Gabriel García Márquez: Außergewöhnliches im Alltäglichen
Vor zehn Jahren, am 17. April 2014, starb der Schriftsteller Gabriel García Márquez. Sein bisher unveröffentlichter Roman „Wir sehen uns im August“ zeigt einmal mehr die bildgewaltige und atmosphärisch dichte Erzählkunst des Literaturnobelpreisträgers.
Vor zehn Jahren, am 17. April 2014, starb der Schriftsteller Gabriel García Márquez. Sein bisher unveröffentlichter Roman „Wir sehen uns im August“ zeigt einmal mehr die bildgewaltige und atmosphärisch dichte Erzählkunst des Literaturnobelpreisträgers.
Der General hat sich selbst überlebt. In seinem heruntergekommenen, von weidenden Kühen verwüsteten Palast haust er, ein unberechenbarer Machthaber und Tyrann, als einer der zahlreichen Gewaltherrscher nicht nur im Lateinamerika des vorigen Jahrhunderts. Niemand weiß mehr, wie alt er inzwischen geworden ist, jedermann fürchtet, ihm und seinen Häschern unversehens und ohne Anklage in die Hände zu fallen.
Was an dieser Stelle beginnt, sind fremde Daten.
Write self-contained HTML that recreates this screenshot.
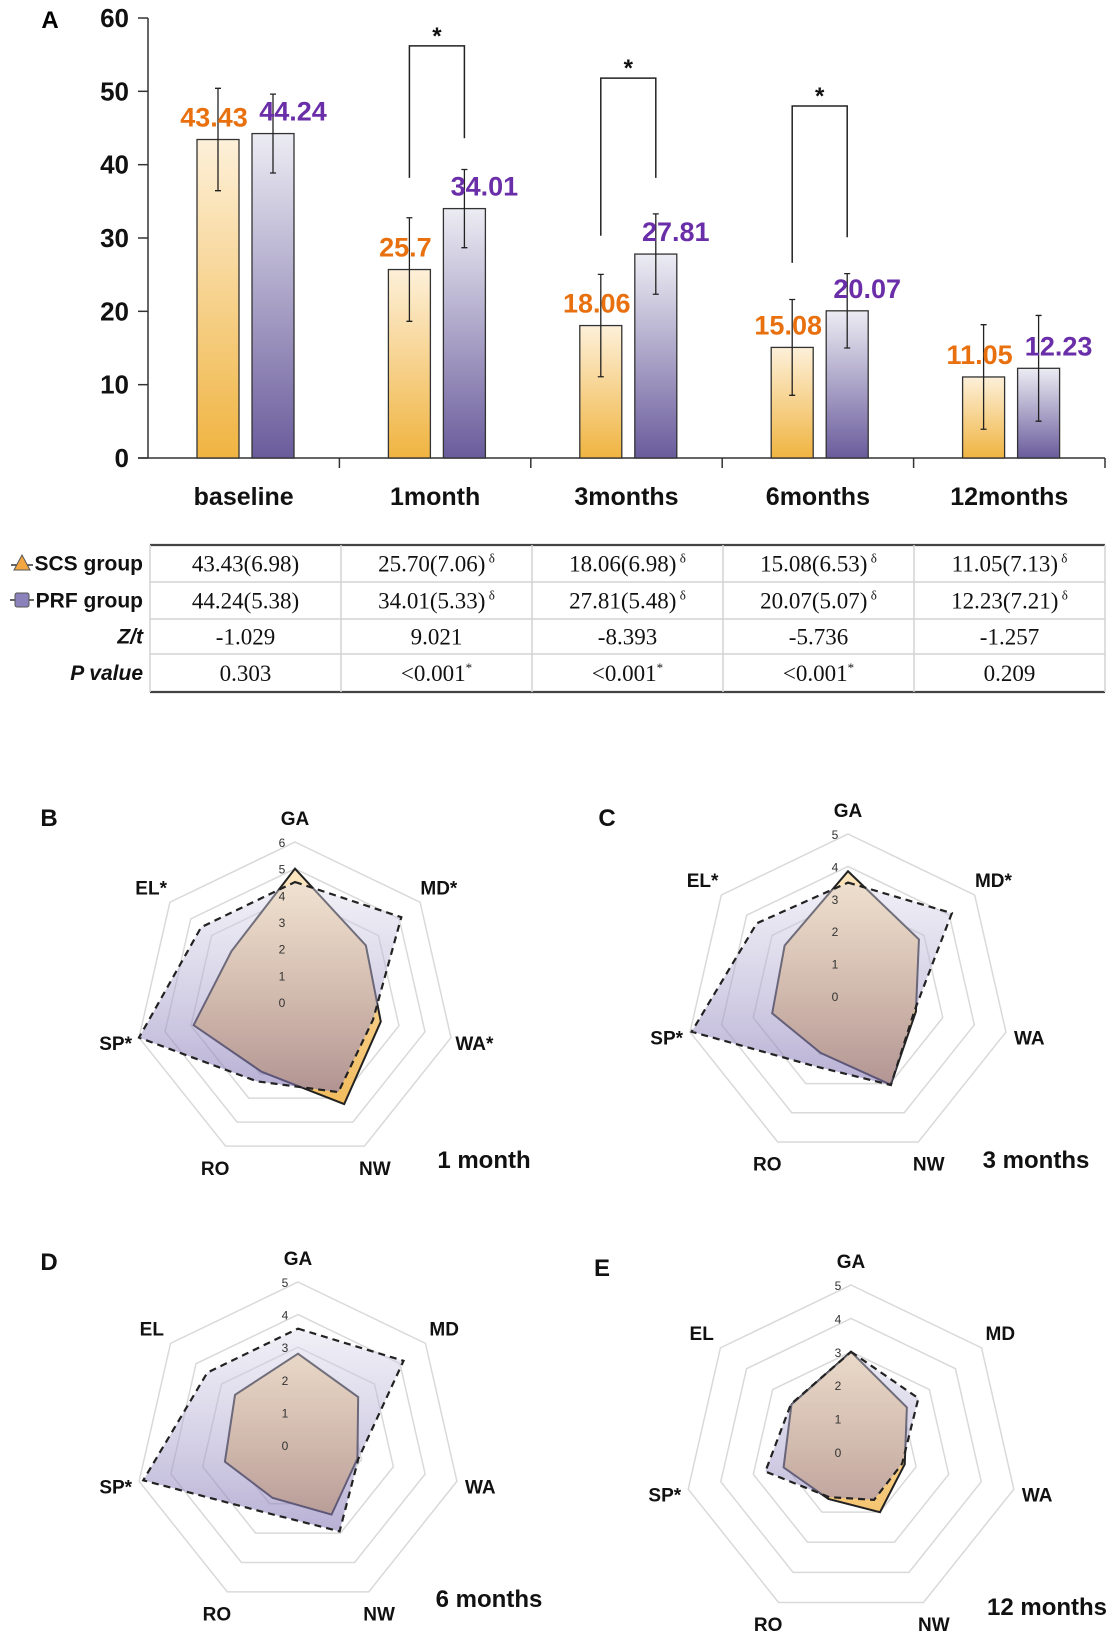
<!DOCTYPE html>
<html><head><meta charset="utf-8"><style>
html,body{margin:0;padding:0;background:#fff;}
svg{display:block;font-family:"Liberation Sans",sans-serif;}
</style></head><body>
<svg id="fig" width="1116" height="1637" viewBox="0 0 1116 1637" xmlns="http://www.w3.org/2000/svg">
<defs>
<linearGradient id="gOr" x1="0" y1="0" x2="0" y2="1"><stop offset="0" stop-color="#fdf0d9"/><stop offset="1" stop-color="#f0b441"/></linearGradient>
<linearGradient id="gPu" x1="0" y1="0" x2="0" y2="1"><stop offset="0" stop-color="#ececf3"/><stop offset="1" stop-color="#6a5c9c"/></linearGradient>
</defs>
<g id="bars"></g>
<g id="table"></g>
<g id="radars"></g>
</svg>
<script>
// ---- bar chart data ----
const categories = ["baseline","1month","3months","6months","12months"];
const scsMean = [43.43,25.7,18.06,15.08,11.05];
const scsSD = [6.98,7.06,6.98,6.53,7.13];
const prfMean = [44.24,34.01,27.81,20.07,12.23];
const prfSD = [5.38,5.33,5.48,5.07,7.21];
const yTicks = [0,10,20,30,40,50,60];
const bracketCat = [1,2,3];
const bracketTop = [56.2,51.8,48.0];
const bracketLeftEnd = [38.2,30.3,26.6];
const bracketRightEnd = [43.6,38.2,30.1];
// ---- table data ----
const rowLabels = ["SCS group","PRF group","Z/t","P value"];
const scsCells = ["43.43(6.98)","25.70(7.06)","18.06(6.98)","15.08(6.53)","11.05(7.13)"];
const prfCells = ["44.24(5.38)","34.01(5.33)","27.81(5.48)","20.07(5.07)","12.23(7.21)"];
const ztCells = ["-1.029","9.021","-8.393","-5.736","-1.257"];
const pCells = ["0.303","<0.001","<0.001","<0.001","0.209"];
const pStar = [false,true,true,true,false];
const deltaMark = [false,true,true,true,true];
// ---- radar data (axes: GA, MD, WA, NW, RO, SP, EL) ----
const axesB = ["GA","MD*","WA*","NW","RO","SP*","EL*"];
const axesC = ["GA","MD*","WA","NW","RO","SP*","EL*"];
const axesD = ["GA","MD","WA","NW","RO","SP*","EL"];
const axesE = ["GA","MD","WA","NW","RO","SP*","EL"];
const radarB_scs = [5.0,3.4,3.3,4.25,2.9,3.9,3.05];
const radarB_prf = [4.5,5.1,3.0,3.75,3.3,6.0,4.5];
const radarC_scs = [3.85,2.8,2.15,3.04,1.95,2.4,2.5];
const radarC_prf = [3.5,4.1,2.1,3.05,2.4,4.95,3.6];
const radarD_scs = [2.8,2.36,1.87,2.37,1.8,2.3,2.47];
const radarD_prf = [3.57,4.14,1.9,2.94,2.3,4.87,3.56];
const radarE_scs = [3.0,2.14,1.65,2.0,1.56,2.07,2.28];
const radarE_prf = [3.0,2.58,1.57,1.59,1.5,2.63,2.3];

const NS="http://www.w3.org/2000/svg";
function mk(tag,attrs,parent){const e=document.createElementNS(NS,tag);for(const k in attrs)e.setAttribute(k,attrs[k]);parent.appendChild(e);return e;}
function txt(s,attrs,parent){const e=mk("text",attrs,parent);e.textContent=s;return e;}

// ===== BAR CHART =====
const gb=document.getElementById("bars");
const y0=458, yScale=440/60, x0=148, catW=191.4, bw=42;
const Y=v=>y0-v*yScale;
const catX=i=>x0+i*catW;
let t=txt("A",{x:50,y:28,"font-size":24,"font-weight":"bold","text-anchor":"middle"},gb);


let ax=mk("line",{x1:x0,y1:Y(60),x2:x0,y2:y0,stroke:"#333","stroke-width":1.5},gb);


let xa=mk("line",{x1:x0-10,y1:y0,x2:catX(5),y2:y0,stroke:"#333","stroke-width":1.5},gb);


yTicks.forEach(v=>{
  let l=mk("line",{x1:x0-10,y1:Y(v),x2:x0,y2:Y(v),stroke:"#333","stroke-width":1.5},gb);
  
  
  let tt=txt(String(v),{x:129,y:Y(v)+9,"font-size":26,"font-weight":"bold","text-anchor":"end",fill:"#111"},gb);
  
  
});
for(let i=1;i<=5;i++){
  let l=mk("line",{x1:catX(i),y1:y0,x2:catX(i),y2:y0+10,stroke:"#333","stroke-width":1.5},gb);
  
  
}
categories.forEach((c,i)=>{
  const cx=catX(i)+catW/2;
  let ct=txt(c,{x:cx,y:505,"font-size":25,"font-weight":"bold","text-anchor":"middle",fill:"#111"},gb);
  
  
  [[scsMean,scsSD,70,"url(#gOr)","#e8700f",-4],[prfMean,prfSD,125,"url(#gPu)","#6a2ea8",20]].forEach((s,k)=>{
    const m=s[0][i], sd=s[1][i], bx=catX(i)+s[2];
    let r=mk("rect",{x:bx-bw/2,y:Y(m),width:bw,height:y0-Y(m),fill:s[3],stroke:"#333","stroke-width":1.3},gb);
    
    
    let eb=mk("path",{d:`M${bx},${Y(m+sd)}V${Y(m-sd)}M${bx-3},${Y(m+sd)}h6M${bx-3},${Y(m-sd)}h6`,stroke:"#222","stroke-width":1.3,fill:"none"},gb);
    
    
    let vl=txt(String(m),{x:bx+s[5],y:Y(m+3)+9,"font-size":27,"font-weight":"bold","text-anchor":"middle",fill:s[4]},gb);
    
    
  });
});
bracketCat.forEach((c,j)=>{
  const xl=catX(c)+70, xr=catX(c)+125;
  let p=mk("path",{d:`M${xl},${Y(bracketLeftEnd[j])}V${Y(bracketTop[j])}H${xr}V${Y(bracketRightEnd[j])}`,stroke:"#222","stroke-width":1.5,fill:"none"},gb);
  
  
  let st=txt("*",{x:(xl+xr)/2,y:Y(bracketTop[j])-2,"font-size":24,"font-weight":"bold","text-anchor":"middle",fill:"#111"},gb);
  
  
});

// ===== TABLE =====
const gt=document.getElementById("table");
const tx=[150,341,532,723,914,1105], ty=[545,582,619,654,692];
mk("line",{x1:150,y1:545,x2:1105,y2:545,stroke:"#444","stroke-width":2.2},gt);
mk("line",{x1:150,y1:692,x2:1105,y2:692,stroke:"#444","stroke-width":2.2},gt);
[582,619,654].forEach(y=>mk("line",{x1:150,y1:y,x2:1105,y2:y,stroke:"#d4d4d4","stroke-width":1.5},gt));
tx.forEach(x=>mk("line",{x1:x,y1:545,x2:x,y2:692,stroke:"#d4d4d4","stroke-width":1.5},gt));
const rowsData=[scsCells,prfCells,ztCells,pCells];
rowLabels.forEach((lab,r)=>{
  const cy=(ty[r]+ty[r+1])/2;
  let rl=txt(lab,{x:143,y:cy+7,"font-size":21,"font-weight":"bold","text-anchor":"end",fill:"#111","font-style":r>=2?"italic":"normal"},gt);
  
  
  rowsData[r].forEach((v,c)=>{
    const cx=(tx[c]+tx[c+1])/2;
    let e=txt(v,{x:cx,y:cy+8,"font-size":23,"text-anchor":"middle",fill:"#111","font-family":"Liberation Serif, serif"},gt);
    
    
    if(r<2&&deltaMark[c]){const ts=mk("tspan",{"font-size":13,dy:-9},e);ts.textContent=" δ";}
    if(r===3&&pStar[c]){const ts=mk("tspan",{"font-size":13,dy:-9},e);ts.textContent="*";}
  });
});
let li1=mk("g",{},gt);


mk("line",{x1:11,y1:565,x2:33,y2:565,stroke:"#333","stroke-width":1.5},li1);
mk("polygon",{points:"22,555 30,570 14,570",fill:"#f3a743",stroke:"#555","stroke-width":1},li1);
let li2=mk("g",{},gt);


mk("line",{x1:10,y1:600,x2:34,y2:600,stroke:"#333","stroke-width":1.5},li2);
mk("rect",{x:15,y:593,width:14,height:14,rx:2,fill:"#8c82bb",stroke:"#555","stroke-width":1},li2);

// ===== RADARS =====
const gr=document.getElementById("radars");
function radar(id,letter,lx,ly,title,tx_,ty_,cx,cy,R,max,axes,scs,prf){
  const g=mk("g",{},gr);
  
  
  const defs=mk("defs",{},g);
  const go=mk("linearGradient",{id:"ro"+id,gradientUnits:"userSpaceOnUse",x1:0,y1:cy-R,x2:0,y2:cy+R*0.9},defs);
  mk("stop",{offset:0,"stop-color":"#fdebcd"},go);mk("stop",{offset:1,"stop-color":"#f1b54c"},go);
  const gp=mk("linearGradient",{id:"rp"+id,gradientUnits:"userSpaceOnUse",x1:0,y1:cy-R,x2:0,y2:cy+R*0.9},defs);
  mk("stop",{offset:0,"stop-color":"#f2f2f8","stop-opacity":0.4},gp);mk("stop",{offset:1,"stop-color":"#6a5aa6","stop-opacity":0.62},gp);
  const n=7, ang=k=>(-90+k*360/n)*Math.PI/180;
  const pt=(k,v)=>[cx+Math.cos(ang(k))*v/max*R, cy+Math.sin(ang(k))*v/max*R];
  for(let r=1;r<=max;r++){
    const pts=[];for(let k=0;k<n;k++)pts.push(pt(k,r).join(","));
    let ring=mk("polygon",{points:pts.join(" "),fill:"none",stroke:r===1?"#eeeeee":"#d9d9d9","stroke-width":1.5},g);
    
    
  }
  const poly=(vals)=>vals.map((v,k)=>pt(k,v).join(",")).join(" ");
  let ps=mk("polygon",{points:poly(scs),fill:"url(#ro"+id+")",stroke:"#222","stroke-width":2},g);
  
  
  let pp=mk("polygon",{points:poly(prf),fill:"url(#rp"+id+")",stroke:"none"},g);
  
  
  let pd=mk("polygon",{points:poly(prf),fill:"none",stroke:"#222","stroke-width":2.2,"stroke-dasharray":"7,5"},g);
  
  
  for(let r=0;r<=max;r++){
    let tl=txt(String(r),{x:cx-13,y:cy-r/max*R+5,"font-size":12,"text-anchor":"middle",fill:"#333"},g);
    
    
  }
  axes.forEach((a,k)=>{
    const p=pt(k,max*(R+24)/R);
    let al=txt(a,{x:p[0],y:p[1]+7,"font-size":19,"font-weight":"bold","text-anchor":"middle",fill:"#111"},g);
    
    
  });
  let pl=txt(letter,{x:lx,y:ly,"font-size":24,"font-weight":"bold","text-anchor":"middle",fill:"#111"},g);
  
  
  let tt=txt(title,{x:tx_,y:ty_,"font-size":24,"font-weight":"bold","text-anchor":"middle",fill:"#111"},g);
  
  
}
radar("b","B",49,826,"1 month",484,1168,295,1002,160,6,axesB,radarB_scs,radarB_prf);
radar("c","C",607,826,"3 months",1036,1168,848,996,162,5,axesC,radarC_scs,radarC_prf);
radar("d","D",49,1270,"6 months",489,1607,298,1445,163,5,axesD,radarD_scs,radarD_prf);
radar("e","E",602,1276,"12 months",1047,1615,851,1452,167,5,axesE,radarE_scs,radarE_prf);
</script>
</body></html>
In seinem Diktatorenroman „Der Herbst des Patriarchen“ hat der Weltliterat Gabriel García Márquez vor einem halben Jahrhundert aus realistischen und surrealen Elementen die mythologische Figur des von Paranoia getriebenen Alleinherrschers geschaffen, ein vielgestaltig schillernder Mythos des Machtwahns. So memoriert der Tyrann nach einem Attentat, dem sein Doppelgänger zum Opfer fiel, ohne Unterlass seinen aus Panik und Größenwahn geschöpften Überlebenstriumph: „... denn ich allein bin mir genug und übergenug, um weiterhin zu befehlen, […] denn so wie ich bin gedenke ich nie mehr zu sterben, zum Teufel, sollen die anderen sterben, sagte er, pausenlos redend, als rezitiere er aus dem Gedächtnis, denn er wusste seit dem Krieg, dass wenn er laut nachdachte, er die Angst verscheuchte.“
Literat von Weltrang
Im bildmächtigsten Beispiel des Romans triumphiert der Tyrann als Überlebender, indem er seine geheimen Widersacher im Generalstab zum mitternächtlichen Mahl lädt. Als sie alle bis auf einen an der Tafel versammelt sind, tragen die Diener auf einem großen Silbertablett den Rädelsführer des geplanten Aufstands herein, gebraten wie ein Spanferkel mit einem Büschel Petersilie im Mund. So zwingt der Diktator die versammelte Generalität, unter der er genügend Abtrünnige vermutet, in einer Geste von gargantueskem Ausmaß zu einem grauenhaften Festmahl.